While the overexploitation of small pelagic fish and the inappropriate application of the MSY paradigm are global themes, this paper also shows how the mid-century South African context uniquely influenced the outcome. Inadequate resources forced monitoring projects to be abruptly terminated; corruption and cronyism were widely accepted; and the context of Apartheid and the occupation of Namibia affected both who was fishing and what regulation could be implemented.

Small pelagic fish constitute a major portion of global fish biomass and fisheries catch, and play a critical role in regulating upwelling ecosystems. They also are among the most difficult fish to manage, since their populations adapted to “boom-and-bust” recruitment fluctuations in constantly shifting environments. Upwelling systems experience irregular multidecadal regime shifts, where sardines, anchovies, herring, and other fish alternate dominance. The effort of scientists to make small pelagic fish populations follow the assumptions of population dynamics models like maximum sustained yield (MSY), and the friction generated by the fish resisting these simple models, is an emerging story in the history of fisheries science and oceanography broadly. In contributing to it, I am indebted to the work of Carmel Finley, Jennifer Hubbard, Helen Rozwadowski, Vera Schwach, Arthur McEvoy, Tim Smith, and many others, as well as histories of small pelagic fisheries by Gregory Cushman, Gregory Ferguson-Cradler, Kristin Wintersteen, Alessandro Antonello, Jack Bouchard, W. Jeffrey Bolster, Matthew McKenzie, and Connie Chiang, and Lance van Sittert’s work on the history of South African fisheries.
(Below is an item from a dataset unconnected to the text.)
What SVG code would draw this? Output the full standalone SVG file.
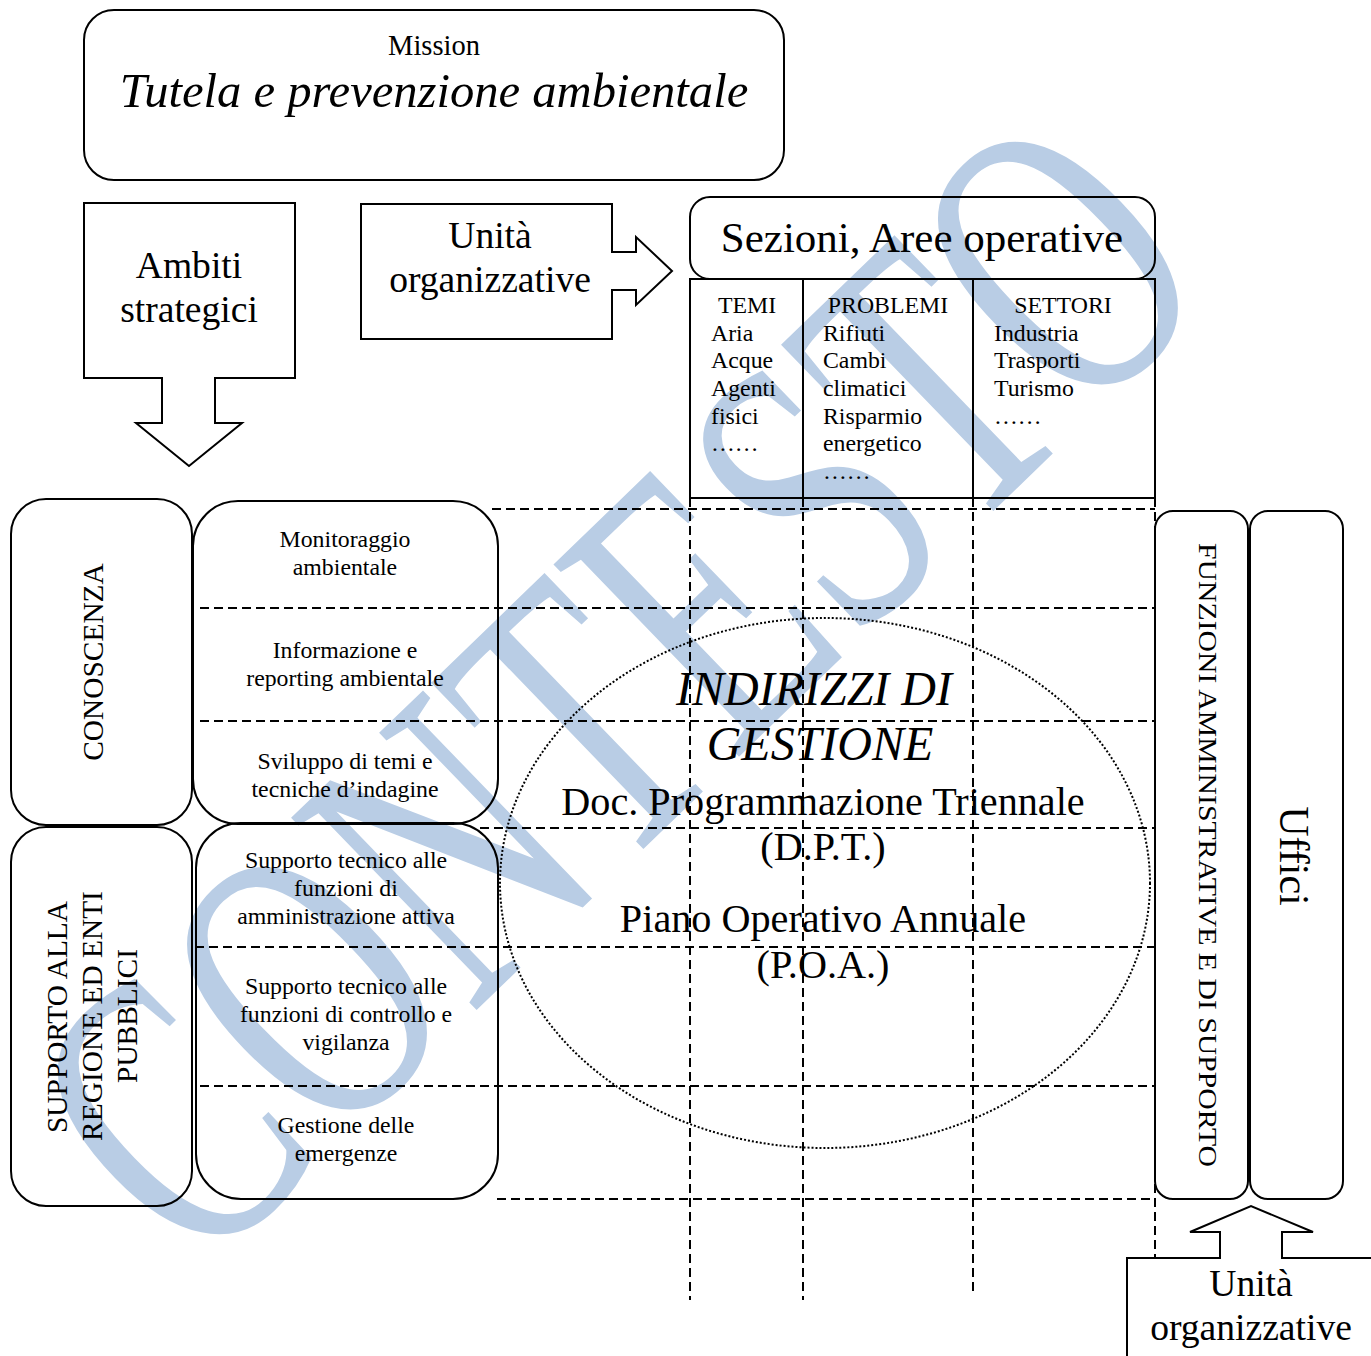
<svg xmlns="http://www.w3.org/2000/svg" width="1371" height="1356" viewBox="0 0 1371 1356">
<style>
text{font-family:"Liberation Serif","Times New Roman",serif;fill:#000}
.box{fill:none;stroke:#000;stroke-width:2}
.dash{fill:none;stroke:#000;stroke-width:2;stroke-dasharray:9 5}
.c{text-anchor:middle}
.s22{font-size:23.8px}
.s36{font-size:37.6px}
.v{font-size:29.4px}
.big{font-size:40.2px}
.it{font-style:italic}
</style>
<rect width="1371" height="1356" fill="#fff"/>
<g id="watermark" transform="translate(618,690) rotate(-44) scale(1,1.5)">
<text x="0" y="88" text-anchor="middle" font-size="272" textLength="1424" lengthAdjust="spacingAndGlyphs" style="fill:#b9cde5">CONTESTO</text>
</g>
<g id="connectors">
<line class="dash" x1="492" y1="509" x2="1155" y2="509"/>
<line class="dash" x1="200" y1="608" x2="1155" y2="608"/>
<line class="dash" x1="200" y1="721" x2="1155" y2="721"/>
<line class="dash" x1="480" y1="828" x2="1155" y2="828"/>
<line class="dash" x1="195" y1="947" x2="1155" y2="947"/>
<line class="dash" x1="200" y1="1086" x2="1155" y2="1086"/>
<line class="dash" x1="497" y1="1199" x2="1155" y2="1199"/>
<line class="dash" x1="690" y1="498" x2="690" y2="1300"/>
<line class="dash" x1="803" y1="498" x2="803" y2="1300"/>
<line class="dash" x1="973" y1="498" x2="973" y2="1295"/>
<line class="dash" x1="1155" y1="498" x2="1155" y2="1258"/>
</g>
<g id="mission">
<rect class="box" x="84" y="10" width="700" height="170" rx="30"/>
<text class="c" x="434" y="55" font-size="28.5">Mission</text>
<text class="c it" x="434" y="107" font-size="48.6">Tutela e prevenzione ambientale</text>
</g>
<g id="ambiti">
<path class="box" d="M84 203H295V378H215V423H242L189 466L136 423H162V378H84Z"/>
<text class="c s36" x="189" y="278">Ambiti</text>
<text class="c s36" x="189" y="322">strategici</text>
</g>
<g id="unita-top">
<path class="box" d="M361 204H612V252H636V237L672 271L636 305V290H612V339H361Z"/>
<text class="c s36" x="490" y="248">Unità</text>
<text class="c s36" x="490" y="292">organizzative</text>
</g>
<g id="sezioni">
<rect class="box" x="690" y="197" width="465" height="82" rx="20"/>
<text class="c" x="922" y="252" font-size="43">Sezioni, Aree operative</text>
</g>
<g id="tabella">
<rect class="box" x="690" y="279" width="465" height="219"/>
<line class="box" x1="803" y1="279" x2="803" y2="498"/>
<line class="box" x1="973" y1="279" x2="973" y2="498"/>
<text class="c s22" x="747" y="313">TEMI</text>
<text class="s22" x="711" y="341">Aria</text>
<text class="s22" x="711" y="368">Acque</text>
<text class="s22" x="711" y="396">Agenti</text>
<text class="s22" x="711" y="424">fisici</text>
<text class="s22" x="711" y="451">……</text>
<text class="c s22" x="888" y="313">PROBLEMI</text>
<text class="s22" x="823" y="341">Rifiuti</text>
<text class="s22" x="823" y="368">Cambi</text>
<text class="s22" x="823" y="396">climatici</text>
<text class="s22" x="823" y="424">Risparmio</text>
<text class="s22" x="823" y="451">energetico</text>
<text class="s22" x="823" y="479">……</text>
<text class="c s22" x="1063" y="313">SETTORI</text>
<text class="s22" x="994" y="341">Industria</text>
<text class="s22" x="994" y="368">Trasporti</text>
<text class="s22" x="994" y="396">Turismo</text>
<text class="s22" x="994" y="424">……</text>
</g>
<g id="conoscenza">
<rect class="box" x="11" y="499" width="181" height="326" rx="35"/>
<text class="c v" transform="translate(103,662) rotate(-90)">CONOSCENZA</text>
</g>
<g id="conoscenza-funzioni">
<rect class="box" x="193" y="501" width="305" height="323" rx="45"/>
<text class="c s22" x="345" y="547">Monitoraggio</text>
<text class="c s22" x="345" y="575">ambientale</text>
<text class="c s22" x="345" y="658">Informazione e</text>
<text class="c s22" x="345" y="686">reporting ambientale</text>
<text class="c s22" x="345" y="769">Sviluppo di temi e</text>
<text class="c s22" x="345" y="797">tecniche d’indagine</text>
</g>
<g id="supporto">
<rect class="box" x="11" y="827" width="181" height="379" rx="35"/>
<text class="c v" transform="translate(67,1017) rotate(-90)">SUPPORTO ALLA</text>
<text class="c v" transform="translate(102,1016) rotate(-90)">REGIONE ED ENTI</text>
<text class="c v" transform="translate(137,1016) rotate(-90)">PUBBLICI</text>
</g>
<g id="supporto-funzioni">
<rect class="box" x="196" y="823" width="302" height="376" rx="45"/>
<text class="c s22" x="346" y="868">Supporto tecnico alle</text>
<text class="c s22" x="346" y="896">funzioni di</text>
<text class="c s22" x="346" y="924">amministrazione attiva</text>
<text class="c s22" x="346" y="994">Supporto tecnico alle</text>
<text class="c s22" x="346" y="1022">funzioni di controllo e</text>
<text class="c s22" x="346" y="1050">vigilanza</text>
<text class="c s22" x="346" y="1133">Gestione delle</text>
<text class="c s22" x="346" y="1161">emergenze</text>
</g>
<g id="indirizzi">
<ellipse cx="825" cy="883" rx="325" ry="265" fill="none" stroke="#000" stroke-width="2" stroke-dasharray="2 2"/>
<text class="c it" x="814" y="705" font-size="48">INDIRIZZI DI</text>
<text class="c it" x="820" y="760" font-size="48">GESTIONE</text>
<text class="c big" x="823" y="815">Doc. Programmazione Triennale</text>
<text class="c big" x="823" y="860">(D.P.T.)</text>
<text class="c big" x="823" y="932">Piano Operativo Annuale</text>
<text class="c big" x="823" y="978">(P.O.A.)</text>
</g>
<g id="funzioni-amministrative">
<rect class="box" x="1155" y="511" width="93" height="688" rx="18"/>
<text class="c" transform="translate(1199,855) rotate(90)" font-size="26" textLength="624" lengthAdjust="spacingAndGlyphs">FUNZIONI AMMINISTRATIVE E DI SUPPORTO</text>
</g>
<g id="uffici">
<rect class="box" x="1250" y="511" width="93" height="688" rx="18"/>
<text class="c" transform="translate(1280,856) rotate(90)" font-size="42">Uffici</text>
</g>
<g id="unita-bottom">
<path class="box" d="M1127 1360V1258H1220V1232H1190L1251 1206L1313 1232H1282V1258H1375"/>
<text class="c s36" x="1251" y="1296">Unità</text>
<text class="c s36" x="1251" y="1340">organizzative</text>
</g>
</svg>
This story of science is also a history of ignorance, drawing on the work of Naomi Oreskes, (or perhaps of optimism driving baffling policy decisions). Scientists and historians alike often argue that fisheries are naïve prior to overexploitation, believing innocently that the sea is inexhaustible. This paper shows that the inexhaustibility myth is not necessarily naïve, but can be produced alongside cutting-edge science. South African management and industry in the 1950s did not believe this myth. By the mid-1960s, it appears they did.